Die Entscheidung des Sozialgerichts ist kurz und knapp gehalten. Die Begründung ist wenig detailliert, dennoch muss man wohl davon ausgehen, dass sie richtig ist.

Bereits 2008 hatte das Landessozialgericht Nordrhein-Westfalen ausführlich zu der gesetzlichen 18-Stunden-Grenze entschieden. Es erläutert dabei, dass sich der Gesetzgeber hier nicht vertan haben kann. Es gehe nämlich im Sozialgesetzbuch IX grundsätzlich auch um die Beschäftigungspflicht der Arbeitgeber. Dafür gebe es Regelungen zum Begriff des Arbeitsplatzes.

Die Bestimmungen zur Beschäftigungspflicht der Arbeitgeber führten vor allem auch die Grundsätze an, unter welchen Arbeitsplätze berücksichtigt werden könnten. Dabei würden Stellen, auf welchen Beschäftigte weniger als 18 Stunden wöchentlich arbeiten, nicht berücksichtigt.

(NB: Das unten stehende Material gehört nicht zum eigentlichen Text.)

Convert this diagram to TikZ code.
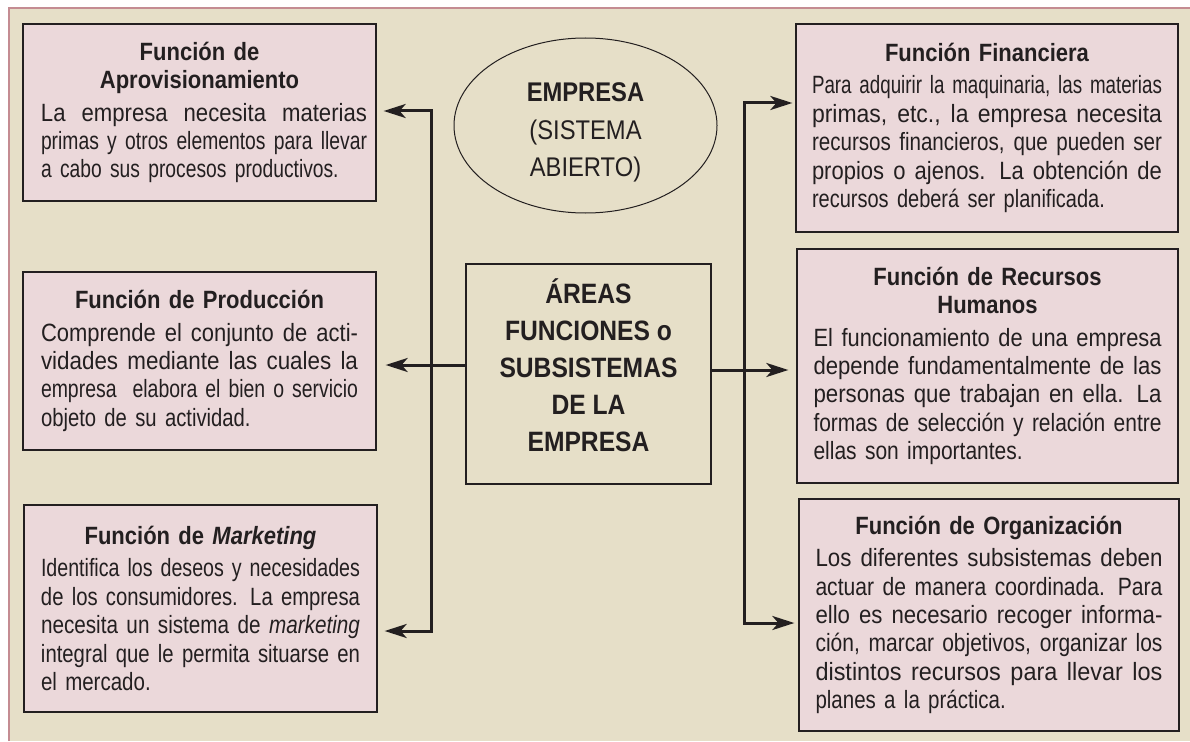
\documentclass[tikz,border=0pt]{standalone}
\usepackage{fontspec}
\usepackage{graphicx}
\setmainfont{Liberation Sans}
\newfontfamily\bodyA{Liberation Sans}[FakeStretch=0.77]
\newfontfamily\bodyB{Liberation Sans}[FakeStretch=0.81]
\newfontfamily\bodyC{Liberation Sans}[FakeStretch=0.82]
\newfontfamily\bodyD{Liberation Sans}[FakeStretch=0.80]
\newfontfamily\bodyE{Liberation Sans}[FakeStretch=0.84]
\newfontfamily\ttlf{Liberation Sans}[FakeStretch=0.88]
\usetikzlibrary{arrows.meta,shapes.geometric}
\definecolor{bgc}{HTML}{E6DFC8}
\definecolor{boxc}{HTML}{EBD8DA}
\definecolor{framec}{HTML}{C48C92}
\definecolor{ink}{HTML}{231F20}
\newlength{\jw}
\newlength{\jin}
\newsavebox{\jbox}
\newcommand{\ttl}[1]{{\centering\ttlf\bfseries #1\par}\vspace{4pt}}
\newcommand{\jl}[1]{\noindent\sbox{\jbox}{#1}%
  \ifdim\wd\jbox>\jw
    \resizebox{\jw}{\height}{\usebox{\jbox}}%
  \else
    \setlength{\jin}{\dimexpr\jw*20/23\relax}%
    \ifdim\wd\jbox>\jin \setlength{\jin}{\wd\jbox}\fi
    \resizebox{\jw}{\height}{\hbox to \jin{\spaceskip=0.22em plus 1fil minus 0.06em #1}}%
  \fi\par}
\newcommand{\lastl}[1]{\noindent #1\par}
\tikzset{
  fbox/.style={draw=ink, line width=1.3pt, fill=boxc, inner sep=0pt, text=ink},
  bfont/.style={font=#1\fontsize{25}{28.4}\selectfont},
  conn/.style={draw=ink, line width=3pt},
  arr/.style={conn, -{Stealth[length=22pt,width=14pt,inset=6pt]}},
}
\begin{document}
\begin{tikzpicture}[x=1pt,y=-1pt]
\useasboundingbox (0,0) rectangle (1190,741);
\fill[white] (0,0) rectangle (1190,741);
\fill[bgc] (9,8) rectangle (1190,741);
\draw[framec, line width=2pt] (9,741) -- (9,8) -- (1190,8);

\node[fbox, bfont=\bodyA, minimum width=353pt, minimum height=177pt, text width=335pt] (b1) at (199.5,112.5) {%
\leftskip=9pt \setlength{\jw}{326pt}%
\ttl{Función de\\Aprovisionamiento}%
\jl{La empresa necesita materias}%
\jl{primas y otros elementos para llevar}%
\lastl{a cabo sus procesos productivos.}};

\node[fbox, bfont=\bodyB, minimum width=353pt, minimum height=178pt, text width=317pt] (b2) at (199.5,361) {%
\setlength{\jw}{317pt}%
\ttl{Función de Producción}%
\jl{Comprende el conjunto de acti-}%
\jl{vidades mediante las cuales la}%
\jl{empresa\ \ elabora el bien o servicio}%
\lastl{objeto de su actividad.}};

\node[fbox, bfont=\bodyC, minimum width=353pt, minimum height=207pt, text width=319pt] (b3) at (200.5,608.5) {%
\setlength{\jw}{319pt}%
\ttl{Función de \textit{Marketing}}%
\jl{Identifica los deseos y necesidades}%
\jl{de los consumidores. La empresa}%
\jl{necesita un sistema de \textit{marketing}}%
\jl{integral que le permita situarse en}%
\lastl{el mercado.}};

\node[fbox, bfont=\bodyD, minimum width=382pt, minimum height=208pt, text width=350pt] (fin) at (987,128) {%
\setlength{\jw}{350pt}%
\ttl{Función Financiera}%
\jl{Para adquirir la maquinaria, las materias}%
\jl{primas, etc., la empresa necesita}%
\jl{recursos financieros, que pueden ser}%
\jl{propios o ajenos. La obtención de}%
\lastl{recursos deberá ser planificada.}};

\node[fbox, bfont=\bodyE, minimum width=381pt, minimum height=234pt, text width=348pt] (rh) at (987.5,366) {%
\setlength{\jw}{348pt}%
\ttl{Función de Recursos\\Humanos}%
\jl{El funcionamiento de una empresa}%
\jl{depende fundamentalmente de las}%
\jl{personas que trabajan en ella. La}%
\jl{formas de selección y relación entre}%
\lastl{ellas son importantes.}};

\node[fbox, bfont=\bodyC, minimum width=380pt, minimum height=232pt, text width=347pt] (org) at (989,615) {%
\setlength{\jw}{347pt}%
\ttl{Función de Organización}%
\jl{Los diferentes subsistemas deben}%
\jl{actuar de manera coordinada. Para}%
\jl{ello es necesario recoger informa-}%
\jl{ción, marcar objetivos, organizar los}%
\jl{distintos recursos para llevar los}%
\lastl{planes a la práctica.}};

\node[ellipse, draw=ink, line width=1pt, minimum width=263pt, minimum height=175pt, inner sep=0pt]
  (emp) at (585.5,125.5) {};
\node[align=center, text=ink, inner sep=0pt, font=\ttlf\fontsize{27}{37.5}\selectfont, yshift=-7pt]
  (empt) at (emp.center) {\textbf{EMPRESA}\\(SISTEMA\\ABIERTO)};

\node[draw=ink, line width=1.3pt, minimum width=245pt, minimum height=220pt, inner sep=0pt]
  (cb) at (588.5,374) {};
\node[align=center, text=ink, inner sep=0pt, font=\ttlf\bfseries\fontsize{28}{37}\selectfont, yshift=9pt]
  (cbt) at (cb.center) {ÁREAS\\FUNCIONES o\\SUBSISTEMAS\\DE LA\\EMPRESA};

\coordinate (lt) at (431,111);
\coordinate (lb) at (431,631);
\coordinate (rt) at (744,103);
\coordinate (rb) at (744,623);
\coordinate (cl) at (cb.west |- 0,365);
\coordinate (cr) at (cb.east |- 0,370);

\draw[arr, shorten >=7pt] (lb) -- (lt) -- (b1.east |- lt);
\draw[arr, shorten >=7pt] (lt) -- (lb) -- (b3.east |- lb);
\draw[arr, shorten >=9pt] (cl) -- (b2.east |- cl);
\draw[arr, shorten >=3pt] (rb) -- (rt) -- (fin.west |- rt);
\draw[arr, shorten >=4pt] (rt) -- (rb) -- (org.west |- rb);
\draw[arr, shorten >=8pt] (cr) -- (rh.west |- cr);
\end{tikzpicture}
\end{document}
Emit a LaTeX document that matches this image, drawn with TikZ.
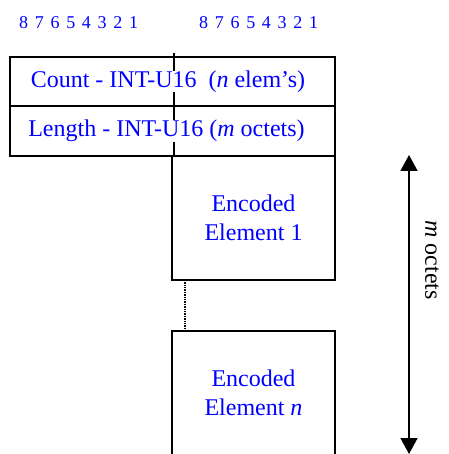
\documentclass[tikz,border=0pt]{standalone}
\usepackage{fontspec}
\setmainfont{Liberation Serif}
\usetikzlibrary{positioning,arrows.meta}

\begin{document}
\begin{tikzpicture}[x=1pt, y=-1pt,
      field/.style={draw, line width=1.6pt, outer sep=0pt, inner sep=0pt,
                    minimum width=325pt, minimum height=49.5pt,
                    font=\fontsize{24}{29}\selectfont, text=blue},   % one header row
      elem/.style={draw, line width=1.6pt, outer sep=0pt, align=center,
                   minimum width=163pt, minimum height=124pt,
                   font=\fontsize{24}{29}\selectfont, text=blue},    % one element block
      bits/.style={font=\fontsize{18}{20}\selectfont, text=blue, inner sep=0pt},
      span/.style={{Triangle[width=17pt,length=16pt]}-{Triangle[width=17pt,length=16pt]},
                   line width=1.6pt}]                                 % size arrow
    \useasboundingbox (0,0) rectangle (448,454);
    \coordinate (tick) at (174,53);
    \coordinate (tickB) at (174,157);
    \draw[line width=1.2pt] (tick) -- (tickB);                       % octet divider, under the texts
    \node[bits, anchor=base west] (bitsL) at (19,29) {\spaceskip=6.7pt 8 7 6 5 4 3 2 1};
    \node[bits, anchor=base west] (bitsR) at (199,29) {\spaceskip=6.7pt 8 7 6 5 4 3 2 1};
    \node[field] (count) at (172.5,81.5) {\fboxsep=0pt\colorbox{white}{Count - INT-U16\ \ (\textit{n} elem's)}\hspace*{9pt}};
    \node[field, below=0pt of count] (length) {\fboxsep=0pt\colorbox{white}{Length - INT-U16 (\textit{m} octets)}\hspace*{12pt}};
    \node[elem, anchor=north east] (elemA) at (length.south east) {Encoded\\Element 1};
    \node[elem, below=51pt of elemA] (elemN) {Encoded\\Element \textit{n}};
    \draw[line width=1.4pt, densely dotted] ([xshift=13pt]elemA.south west) -- ([xshift=13pt]elemN.north west);
    \coordinate (spanT) at (409,155);
    \coordinate (spanB) at (409,454);
    \draw[span] (spanT) -- (spanB);
    \node[rotate=-90, font=\fontsize{24}{29}\selectfont] (octets) at (432,260) {\textit{m} octets};
  \end{tikzpicture}
\end{document}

Es sei jedoch rechtlich nicht bedenklich, wenn an dieser 18-Stunden-Grenze dann auch in einem anderen Abschnitt des Sozialgesetzbuches IX im Zusammenhang mit der Gleichstellung festgehalten werde.

Rechtliche Grundlagen

§ 156 SGB IX

(1) Arbeitsplätze im Sinne dieses Teils sind alle Stellen, auf denen Arbeitnehmerinnen und Arbeitnehmer, Beamtinnen und Beamte, Richterinnen und Richter sowie Auszubildende und andere zu ihrer beruflichen Bildung Eingestellte beschäftigt werden.
(2) Als Arbeitsplätze gelten nicht die Stellen, auf denen beschäftigt werden:

1.
behinderte Menschen, die an Leistungen zur Teilhabe am Arbeitsleben nach § 49 Absatz 3 Nummer 4 in Betrieben oder Dienststellen teilnehmen,
2.
Personen, deren Beschäftigung nicht in erster Linie ihrem Erwerb dient, sondern vorwiegend durch Beweggründe karitativer oder religiöser Art bestimmt ist, und Geistliche öffentlich-rechtlicher Religionsgemeinschaften,
3.
Personen, deren Beschäftigung nicht in erster Linie ihrem Erwerb dient und die vorwiegend zu ihrer Heilung, Wiedereingewöhnung oder Erziehung erfolgt,
4.
Personen, die an Arbeitsbeschaffungsmaßnahmen nach dem Dritten Buch teilnehmen,
5.
Personen, die nach ständiger Übung in ihre Stellen gewählt werden,
6.
Personen, deren Arbeits-, Dienst- oder sonstiges Beschäftigungsverhältnis wegen Wehr- oder Zivildienst, Elternzeit, unbezahlten Urlaubs, wegen Bezuges einer Rente auf Zeit oder bei Altersteilzeitarbeit in der Freistellungsphase (Verblockungsmodell) ruht, solange für sie eine Vertretung eingestellt ist.

(3) Als Arbeitsplätze gelten ferner nicht Stellen, die nach der Natur der Arbeit oder nach den zwischen den Parteien getroffenen Vereinbarungen nur auf die Dauer von höchstens acht Wochen besetzt sind, sowie Stellen, auf denen Beschäftigte weniger als 18 Stunden wöchentlich beschäftigt werden.